§ **Material**
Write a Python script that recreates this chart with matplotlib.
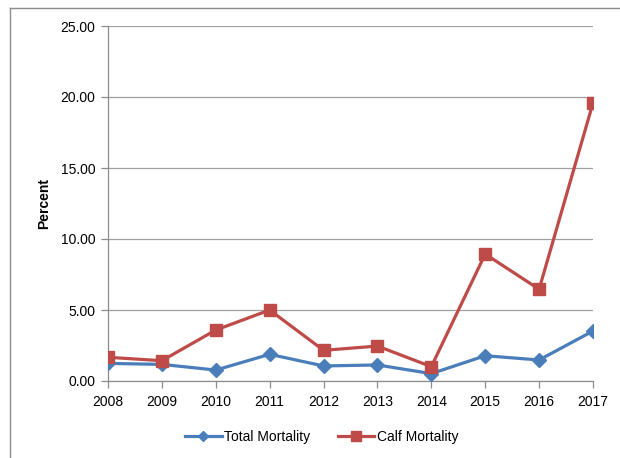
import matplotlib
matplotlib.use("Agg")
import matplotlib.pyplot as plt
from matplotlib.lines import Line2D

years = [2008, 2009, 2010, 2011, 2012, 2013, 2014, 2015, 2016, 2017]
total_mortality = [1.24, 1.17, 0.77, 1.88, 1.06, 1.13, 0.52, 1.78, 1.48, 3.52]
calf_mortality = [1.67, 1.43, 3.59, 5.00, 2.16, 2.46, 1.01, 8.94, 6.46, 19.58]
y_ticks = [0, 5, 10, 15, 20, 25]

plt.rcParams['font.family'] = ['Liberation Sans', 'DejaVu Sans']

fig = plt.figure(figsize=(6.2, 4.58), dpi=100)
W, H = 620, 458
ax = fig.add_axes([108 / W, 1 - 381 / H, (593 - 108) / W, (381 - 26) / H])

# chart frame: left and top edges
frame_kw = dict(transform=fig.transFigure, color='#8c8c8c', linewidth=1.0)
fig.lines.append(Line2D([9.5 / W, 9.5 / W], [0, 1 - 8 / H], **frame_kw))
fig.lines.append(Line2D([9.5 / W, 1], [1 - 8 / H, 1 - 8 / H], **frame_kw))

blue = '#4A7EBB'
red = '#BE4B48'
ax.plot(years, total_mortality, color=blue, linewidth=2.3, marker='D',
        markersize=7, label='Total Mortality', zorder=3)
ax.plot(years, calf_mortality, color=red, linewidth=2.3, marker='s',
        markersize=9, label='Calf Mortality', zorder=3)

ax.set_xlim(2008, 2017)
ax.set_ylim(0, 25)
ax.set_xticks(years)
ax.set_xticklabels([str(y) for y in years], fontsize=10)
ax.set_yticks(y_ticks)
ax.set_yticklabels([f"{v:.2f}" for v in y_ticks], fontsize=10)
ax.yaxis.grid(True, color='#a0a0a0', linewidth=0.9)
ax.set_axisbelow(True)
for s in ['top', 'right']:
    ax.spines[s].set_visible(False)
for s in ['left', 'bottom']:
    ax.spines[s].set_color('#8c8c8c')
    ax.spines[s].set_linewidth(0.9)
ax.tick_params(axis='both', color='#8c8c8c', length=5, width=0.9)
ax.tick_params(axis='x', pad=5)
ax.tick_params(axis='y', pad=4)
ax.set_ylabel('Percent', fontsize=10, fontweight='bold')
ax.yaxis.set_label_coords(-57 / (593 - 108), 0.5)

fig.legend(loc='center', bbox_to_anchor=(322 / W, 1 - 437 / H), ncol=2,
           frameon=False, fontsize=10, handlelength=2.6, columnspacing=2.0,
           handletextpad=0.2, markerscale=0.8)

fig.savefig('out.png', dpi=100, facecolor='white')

§ **What the task requires**
The data above needs to be retyped exactly, with the images left out.

§ **Finished task**
Write a Python script that recreates this chart with matplotlib.
import matplotlib
matplotlib.use("Agg")
import matplotlib.pyplot as plt
from matplotlib.lines import Line2D

years = [2008, 2009, 2010, 2011, 2012, 2013, 2014, 2015, 2016, 2017]
total_mortality = [1.24, 1.17, 0.77, 1.88, 1.06, 1.13, 0.52, 1.78, 1.48, 3.52]
calf_mortality = [1.67, 1.43, 3.59, 5.00, 2.16, 2.46, 1.01, 8.94, 6.46, 19.58]
y_ticks = [0, 5, 10, 15, 20, 25]

plt.rcParams['font.family'] = ['Liberation Sans', 'DejaVu Sans']

fig = plt.figure(figsize=(6.2, 4.58), dpi=100)
W, H = 620, 458
ax = fig.add_axes([108 / W, 1 - 381 / H, (593 - 108) / W, (381 - 26) / H])

# chart frame: left and top edges
frame_kw = dict(transform=fig.transFigure, color='#8c8c8c', linewidth=1.0)
fig.lines.append(Line2D([9.5 / W, 9.5 / W], [0, 1 - 8 / H], **frame_kw))
fig.lines.append(Line2D([9.5 / W, 1], [1 - 8 / H, 1 - 8 / H], **frame_kw))

blue = '#4A7EBB'
red = '#BE4B48'
ax.plot(years, total_mortality, color=blue, linewidth=2.3, marker='D',
        markersize=7, label='Total Mortality', zorder=3)
ax.plot(years, calf_mortality, color=red, linewidth=2.3, marker='s',
        markersize=9, label='Calf Mortality', zorder=3)

ax.set_xlim(2008, 2017)
ax.set_ylim(0, 25)
ax.set_xticks(years)
ax.set_xticklabels([str(y) for y in years], fontsize=10)
ax.set_yticks(y_ticks)
ax.set_yticklabels([f"{v:.2f}" for v in y_ticks], fontsize=10)
ax.yaxis.grid(True, color='#a0a0a0', linewidth=0.9)
ax.set_axisbelow(True)
for s in ['top', 'right']:
    ax.spines[s].set_visible(False)
for s in ['left', 'bottom']:
    ax.spines[s].set_color('#8c8c8c')
    ax.spines[s].set_linewidth(0.9)
ax.tick_params(axis='both', color='#8c8c8c', length=5, width=0.9)
ax.tick_params(axis='x', pad=5)
ax.tick_params(axis='y', pad=4)
ax.set_ylabel('Percent', fontsize=10, fontweight='bold')
ax.yaxis.set_label_coords(-57 / (593 - 108), 0.5)

fig.legend(loc='center', bbox_to_anchor=(322 / W, 1 - 437 / H), ncol=2,
           frameon=False, fontsize=10, handlelength=2.6, columnspacing=2.0,
           handletextpad=0.2, markerscale=0.8)

fig.savefig('out.png', dpi=100, facecolor='white')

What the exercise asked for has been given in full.